Kevin Phillips was the most prolific striker in the English Premiership for a couple of seasons. Phillips’ most productive spell was for Sunderland between 1997 and 2003. This was one of the factors that apparently held Phillips back. People pointed to the fact that he wasn’t playing for a top 5 club as a reason that his international career stalled. Not even winning the European Golden Boot was enough to give him a run in the England team. Phillips never really understood why he was constantly overlooked and neither did many fans and critics.

 

3 – Ian Wright, 33 caps, 9 goals

 

The Arsenal legend was another goal machine that failed to become the England striker his quality deserved. Wright won more caps than most on this list but never really convinced as a international striker. Arsenal paid the hefty sum of £2.5 million pounds for the London born lad in 1991, and he went on to more than pay back his transfer fee in a brilliant career. When Arsene Wenger took over at Highbury, it was expected the end Wright’s Arsenal career was in sight but Wright won over the cultured French coach with his natural instinct in front of goal. Wright formed a lethal partnership with Dutch ace Dennis Bergkamp but never really made the grade for England.

 

2 – Andy Cole, 15 caps, 1 goal

 

Andy Cole was loved at Newcastle. He just could not stop scoring. Then the unthinkable happened. In January 1995, with Newcastle and Manchester United going head to head for the title, Kevin Keegan sold the striker to Manchester United for £6 Million pounds plus Keith Gillespie. Angry Geordie fans stormed over to St. James Park where Keegan famously came out and asked them to “trust me.” Although Cole struggled to cope with the expectations at Old Trafford, he later adjusted into the role of Untied’s number 9. Andy Cole forged an exciting partnership with Dwight Yorke which culminated in Manchester Untied winning the 1999 Champions league.
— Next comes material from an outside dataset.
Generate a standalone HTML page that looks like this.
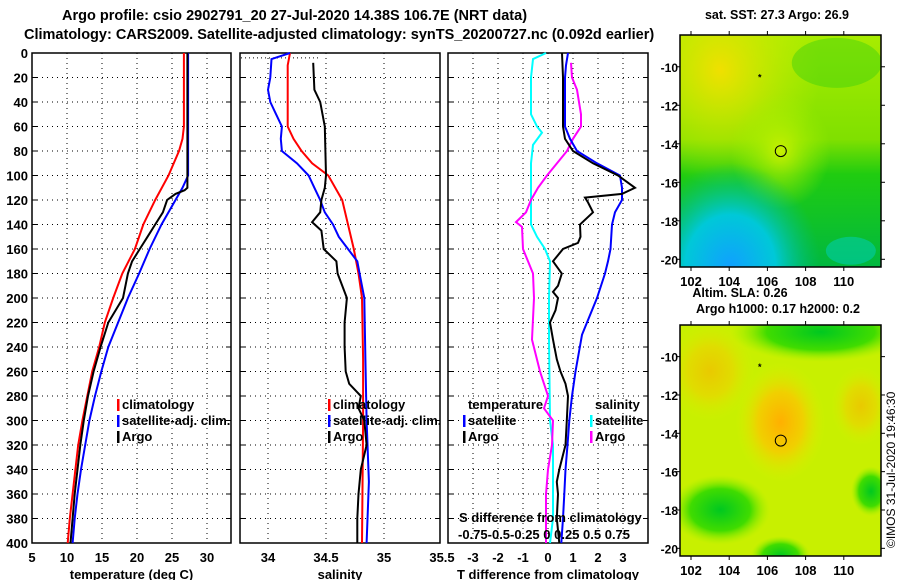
<!DOCTYPE html>
<html><head><meta charset="utf-8"><style>
html,body{margin:0;padding:0;background:#fff;}
svg{display:block;font-family:"Liberation Sans",sans-serif;font-weight:bold;}
</style></head><body>
<svg id="chart" width="900" height="580" viewBox="0 0 900 580" xmlns="http://www.w3.org/2000/svg">
<defs>
<radialGradient id="sstYel" cx="0.2" cy="0.15" r="0.5"><stop offset="0" stop-color="#f0e000"/><stop offset="1" stop-color="#c8f000" stop-opacity="0"/></radialGradient>
<radialGradient id="sstMid" cx="0.5" cy="0.5" r="0.25"><stop offset="0" stop-color="#c8f000"/><stop offset="1" stop-color="#a0f000" stop-opacity="0"/></radialGradient>
<radialGradient id="sstBlue" cx="0.25" cy="1" r="0.45"><stop offset="0" stop-color="#10a0ff"/><stop offset="0.5" stop-color="#00c8d8"/><stop offset="1" stop-color="#00c080" stop-opacity="0"/></radialGradient>
<linearGradient id="sstBase" x1="0" y1="0" x2="0" y2="1"><stop offset="0" stop-color="#a8ec00"/><stop offset="0.45" stop-color="#80e000"/><stop offset="0.6" stop-color="#20cc10"/><stop offset="1" stop-color="#00b840"/></linearGradient>
<radialGradient id="slaOr" cx="0.5" cy="0.5" r="0.5"><stop offset="0" stop-color="#ffb000"/><stop offset="0.5" stop-color="#f0d000"/><stop offset="1" stop-color="#d8f000" stop-opacity="0"/></radialGradient>
<radialGradient id="slaGr" cx="0.5" cy="0.5" r="0.5"><stop offset="0" stop-color="#00c820"/><stop offset="0.6" stop-color="#40dc00"/><stop offset="1" stop-color="#a0f000" stop-opacity="0"/></radialGradient>
<clipPath id="clipSst"><rect x="680" y="35" width="201" height="232"/></clipPath>
<clipPath id="clipSla"><rect x="680" y="325" width="201" height="231"/></clipPath>
</defs>
<g font-size="14.5">
<text x="62" y="20">Argo profile: csio 2902791_20 27-Jul-2020 14.38S 106.7E (NRT data)</text>
<text x="24" y="39">Climatology: CARS2009. Satellite-adjusted climatology: synTS_20200727.nc (0.092d earlier)</text>
</g>
<g id="panels"></g>
<g id="maps"></g>
<text transform="translate(895,548) rotate(-90)" font-size="12" font-weight="normal">©IMOS 31-Jul-2020 19:46:30</text>
</svg>
<script>
// ---- data (depth in m) ----
const tempClimDepth = [0,60,70,80,100,120,140,160,180,200,220,240,260,280,300,320,340,360,380,400];
const tempClim = [26.7,26.7,26.5,26,24.5,22.6,20.9,19.7,17.9,16.6,15.4,14.6,13.6,12.9,12.2,11.6,11.2,10.8,10.4,10.1];
const tempSatDepth = [0,100,110,120,140,160,180,200,220,240,260,280,300,320,340,360,380,400];
const tempSat = [27.3,27.3,26.5,25.5,23.5,21.8,20.3,18.7,17.3,15.9,14.9,14.0,13.2,12.6,12.0,11.5,11.1,10.8];
const tempArgoDepth = [0,110,112,115,120,130,140,150,160,170,180,200,220,240,260,280,300,320,340,360,380,400];
const tempArgo = [27.2,27.2,26.8,25.5,24.3,23.7,22.6,21.5,20.4,19.3,18.7,18,15.9,14.8,13.8,13.0,12.4,11.9,11.5,11.1,10.8,10.5];
const salClimDepth = [0,10,60,70,80,90,100,120,140,160,180,200,250,300,400];
const salClim = [34.19,34.17,34.17,34.22,34.29,34.38,34.52,34.64,34.69,34.74,34.78,34.81,34.82,34.82,34.81];
const salSatDepth = [0,5,20,30,40,50,60,70,80,90,100,110,120,130,140,150,160,170,180,200,250,300,350,400];
const salSat = [34.19,34.03,34.02,34.0,34.02,34.07,34.12,34.11,34.12,34.25,34.35,34.4,34.45,34.49,34.56,34.61,34.69,34.77,34.79,34.83,34.84,34.85,34.87,34.85];
const salArgoDepth = [8,30,40,60,100,110,120,130,138,145,160,170,180,200,220,240,260,270,280,290,300,320,340,360,380,400];
const salArgo = [34.39,34.4,34.45,34.49,34.5,34.49,34.46,34.45,34.38,34.46,34.48,34.59,34.6,34.68,34.66,34.66,34.67,34.7,34.8,34.78,34.83,34.85,34.8,34.78,34.77,34.77];
const tdSatDepth = [0,10,20,60,70,80,90,100,110,120,130,140,160,170,180,200,220,230,260,280,300,320,340,360,380,400];
const tdSat = [0.8,0.72,0.68,0.68,0.88,1.16,1.96,2.88,2.96,2.96,2.68,2.56,2.5,2.4,2.28,1.96,1.56,1.36,1.1,0.96,0.85,0.78,0.7,0.65,0.6,0.53];
const tdArgoDepth = [0,20,60,70,80,90,100,110,115,118,122,130,140,150,155,160,170,180,190,195,200,210,220,234,250,260,270,280,300,320,340,350,360,380,400];
const tdArgo = [0.56,0.6,0.6,0.68,1.0,1.8,2.8,3.48,2.96,1.48,1.6,1.8,1.28,1.3,1.2,0.6,0.2,0.55,0.4,0.2,0.4,0.3,0.08,0.2,0.35,0.5,0.7,0.8,0.75,0.7,0.45,0.35,0.4,0.35,0.45];
const sdSatDepth = [0,5,20,50,60,65,75,90,140,150,160,170,200,234,300,320,380,400];
const sdSat = [-0.02,-0.15,-0.17,-0.17,-0.11,-0.06,-0.15,-0.17,-0.17,-0.11,-0.03,0.02,0.01,0.01,0.02,0.05,0.05,0.02];
const sdArgoDepth = [8,20,30,50,60,70,80,90,100,110,120,130,138,142,160,170,180,200,234,260,280,290,300,320,340,360,400];
const sdArgo = [0.23,0.24,0.29,0.33,0.33,0.25,0.19,0.09,-0.01,-0.1,-0.17,-0.22,-0.32,-0.26,-0.25,-0.2,-0.15,-0.14,-0.16,-0.08,0,-0.04,0.05,0.04,0,-0.02,-0.02];
const depthTicks = [0,20,40,60,80,100,120,140,160,180,200,220,240,260,280,300,320,340,360,380,400];
const tempTicks = [5,10,15,20,25,30];
const salTicks = ['34','34.5','35','35.5'];
const tdTicks = [-3,-2,-1,0,1,2,3];
const latTicks = [-10,-12,-14,-16,-18,-20];
const lonTicks = [102,104,106,108,110];

const NS='http://www.w3.org/2000/svg';
function mk(tag, attrs, parent){const e=document.createElementNS(NS,tag);for(const k in attrs)e.setAttribute(k,attrs[k]);parent.appendChild(e);return e;}
const Y0=53, Y1=543;
const yD = d => Y0 + d*(Y1-Y0)/400;
const panels=document.getElementById('panels');

function panel(name,x0,x1,xs,ticks,labels,xlab,yLabels){
  const g=mk('g',{},panels);
  
  
  depthTicks.forEach(d=>{
    const y=yD(d);
    if(d>0&&d<400){const l=mk('line',{x1:x0,x2:x1,y1:y,y2:y,stroke:'#000','stroke-dasharray':'1,4','stroke-width':1},g);
      
      }
    mk('line',{x1:x0,x2:x0+5,y1:y,y2:y,stroke:'#000'},g);
    mk('line',{x1:x1-5,x2:x1,y1:y,y2:y,stroke:'#000'},g);
    if(yLabels){const t=mk('text',{x:x0-4,y:y+5,'text-anchor':'end','font-size':13},g);t.textContent=d;
      
      }
  });
  ticks.forEach((v,i)=>{
    const x=xs(v);
    if(x>x0+1&&x<x1-1){const l=mk('line',{x1:x,x2:x,y1:Y0,y2:Y1,stroke:'#000','stroke-dasharray':'1,4'},g);
      
      }
    const t=mk('text',{x:x,y:Y1+19,'text-anchor':'middle','font-size':13},g);t.textContent=labels[i];
    
    
  });
  mk('rect',{x:x0,y:Y0,width:x1-x0,height:Y1-Y0,fill:'none',stroke:'#000','stroke-width':1.5},g);
  const xl=mk('text',{x:(x0+x1)/2,y:Y1+36,'text-anchor':'middle','font-size':13},g);xl.textContent=xlab;
  
  
  return g;
}
function series(g,name,xs,depths,vals,color,w){
  const pts=depths.map((d,i)=>xs(vals[i]).toFixed(1)+','+yD(d).toFixed(1)).join(' ');
  const p=mk('polyline',{points:pts,fill:'none',stroke:color,'stroke-width':w||2,'stroke-linejoin':'miter'},g);
  
  
}
function legend(g,x,y,color,label,name){
  mk('rect',{x:x,y:y-10,width:2.5,height:12,fill:color},g);
  const t=mk('text',{x:x+5,y:y,'font-size':13},g);t.textContent=label;
  
  
}

const xT = v => 32 + (v-5)*7;
const g1=panel('temperature-panel',32,231,xT,tempTicks,tempTicks.map(String),'temperature (deg C)',true);
series(g1,'temp-climatology-line',xT,tempClimDepth,tempClim,'#ff0000');
series(g1,'temp-satellite-line',xT,tempSatDepth,tempSat,'#0000ff');
series(g1,'temp-argo-line',xT,tempArgoDepth,tempArgo,'#000');
legend(g1,117,409,'#ff0000','climatology','legend-climatology');
legend(g1,117,425,'#0000ff','satellite-adj. clim.','legend-satellite');
legend(g1,117,441,'#000','Argo','legend-argo');

const xS = v => 268 + (v-34)*116;
const g2=panel('salinity-panel',240,440,xS,salTicks.map(Number),salTicks,'salinity',false);
const dl=mk('line',{x1:241,x2:318,y1:yD(4),y2:yD(4),stroke:'#000','stroke-dasharray':'1,3'},g2);


series(g2,'sal-climatology-line',xS,salClimDepth,salClim,'#ff0000');
series(g2,'sal-satellite-line',xS,salSatDepth,salSat,'#0000ff');
series(g2,'sal-argo-line',xS,salArgoDepth,salArgo,'#000');
legend(g2,328,409,'#ff0000','climatology','legend-climatology');
legend(g2,328,425,'#0000ff','satellite-adj. clim.','legend-satellite');
legend(g2,328,441,'#000','Argo','legend-argo');

const xD = v => 548 + v*25;
const xSD = v => 548 + v*100;
const g3=panel('difference-panel',448,648,xD,tdTicks,tdTicks.map(String),'T difference from climatology',false);
series(g3,'sdiff-satellite-line',xSD,sdSatDepth,sdSat,'#00ffff');
series(g3,'sdiff-argo-line',xSD,sdArgoDepth,sdArgo,'#ff00ff');
series(g3,'tdiff-satellite-line',xD,tdSatDepth,tdSat,'#0000ff');
series(g3,'tdiff-argo-line',xD,tdArgoDepth,tdArgo,'#000');
const t1=mk('text',{x:468,y:409,'font-size':13},g3);t1.textContent='temperature';


const t2=mk('text',{x:595,y:409,'font-size':13},g3);t2.textContent='salinity';


legend(g3,463,425,'#0000ff','satellite','legend-t-satellite');
legend(g3,463,441,'#000','Argo','legend-t-argo');
legend(g3,590,425,'#00ffff','satellite','legend-s-satellite');
legend(g3,590,441,'#ff00ff','Argo','legend-s-argo');
const t3=mk('text',{x:459,y:522,'font-size':13},g3);t3.textContent='S difference from climatology';


const t4=mk('text',{x:458,y:539,'font-size':13},g3);t4.textContent='-0.75-0.5-0.25  0  0.25 0.5 0.75';



const maps=document.getElementById('maps');
const MX0=680, MX1=881;
const lonX = v => 691 + (v-102)*19.1;
function map(name,top,bottom,titles,clip,kind){
  const g=mk('g',{},maps);
  
  
  const f=mk('g',{'clip-path':'url(#'+clip+')'},g);
  const w=MX1-MX0,h=bottom-top;
  if(kind==='sst'){
    mk('rect',{x:MX0,y:top,width:w,height:h,fill:'url(#sstBase)'},f);
    mk('rect',{x:MX0,y:top,width:w,height:h,fill:'url(#sstYel)'},f);
    mk('rect',{x:MX0,y:top,width:w,height:h,fill:'url(#sstMid)'},f);
    mk('rect',{x:MX0,y:top,width:w,height:h,fill:'url(#sstBlue)'},f);
    mk('ellipse',{cx:MX0+w*0.85,cy:top+h*0.93,rx:25,ry:14,fill:'#00d0c0',opacity:0.5},f);
    mk('ellipse',{cx:MX0+w*0.78,cy:top+h*0.12,rx:45,ry:25,fill:'#30cc10',opacity:0.4},f);
  } else {
    mk('rect',{x:MX0,y:top,width:w,height:h,fill:'#c8f000'},f);
    mk('ellipse',{cx:MX0+w*0.5,cy:top+h*0.42,rx:45,ry:60,fill:'url(#slaOr)'},f);
    mk('ellipse',{cx:MX0+w*0.15,cy:top+h*0.2,rx:45,ry:50,fill:'url(#slaOr)',opacity:0.6},f);
    mk('ellipse',{cx:MX0+w*0.9,cy:top+h*0.35,rx:30,ry:40,fill:'url(#slaOr)',opacity:0.6},f);
    mk('ellipse',{cx:MX0+w*0.7,cy:top+h*0.03,rx:90,ry:30,fill:'url(#slaGr)'},f);
    mk('ellipse',{cx:MX0+w*0.2,cy:top+h*0.8,rx:50,ry:35,fill:'url(#slaGr)'},f);
    mk('ellipse',{cx:MX0+w*0.5,cy:top+h*1.0,rx:30,ry:20,fill:'url(#slaGr)'},f);
    mk('ellipse',{cx:MX0+w*0.95,cy:top+h*0.72,rx:20,ry:25,fill:'url(#slaGr)'},f);
  }
  const latY = v => top + (bottom-top)*((-8.35 - v)/12.05);
  mk('rect',{x:MX0,y:top,width:w,height:h,fill:'none',stroke:'#000','stroke-width':1.5},g);
  latTicks.forEach(v=>{const y=latY(v);
    mk('line',{x1:MX0-4,x2:MX0,y1:y,y2:y,stroke:'#000'},g);
    mk('line',{x1:MX1,x2:MX1+4,y1:y,y2:y,stroke:'#000'},g);
    const t=mk('text',{x:MX0-2,y:y+5,'text-anchor':'end','font-size':12},g);t.textContent=v;
    
    });
  lonTicks.forEach(v=>{const x=lonX(v);
    mk('line',{x1:x,x2:x,y1:top-4,y2:top,stroke:'#000'},g);
    mk('line',{x1:x,x2:x,y1:bottom,y2:bottom+4,stroke:'#000'},g);
    const t=mk('text',{x:x,y:bottom+19,'text-anchor':'middle','font-size':13},g);t.textContent=v;
    
    });
  const c=mk('circle',{cx:lonX(106.7),cy:latY(-14.38),r:5.5,fill:'none',stroke:'#000','stroke-width':1},g);
  
  
  const s=mk('text',{x:lonX(105.6),y:latY(-10.5)+4,'text-anchor':'middle','font-size':9},g);s.textContent='*';
  
  
  titles.forEach(tt=>{const t=mk('text',{x:tt[1],y:tt[2],'text-anchor':'middle','font-size':12.5},g);t.textContent=tt[0];
    
    });
}
map('sst-map',35,267,[['sat. SST: 27.3 Argo: 26.9',777,19]],'clipSst','sst');
map('sla-map',325,556,[['Altim. SLA: 0.26',740,297],['Argo h1000: 0.17 h2000: 0.2',778,313]],'clipSla','sla');
</script>
</body></html>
Cole seemed to be the ultimate confidence player. Unfortunately for England, he never carried the same confidence he had at Newcastle.

 

1 – Robbie Fowler, 26 caps, 7 goals

 

Robbie Fowler was perhaps the most naturally gifted goalscorer I have ever seen. He scored all sorts of goals – left foot, right foot, headers, tap ins, screamers – he had the lot. In a career where he could no wrong at Anfield, where he is simply known as God, his international career never got off the ground. It is one of football’s greatest mysteries how Fowler did not become one of England’s finest strikers. Fowler exploded onto the football scene and seem to have all the attributes needed to fulfil his full potential at international level. But sadly, it never happened.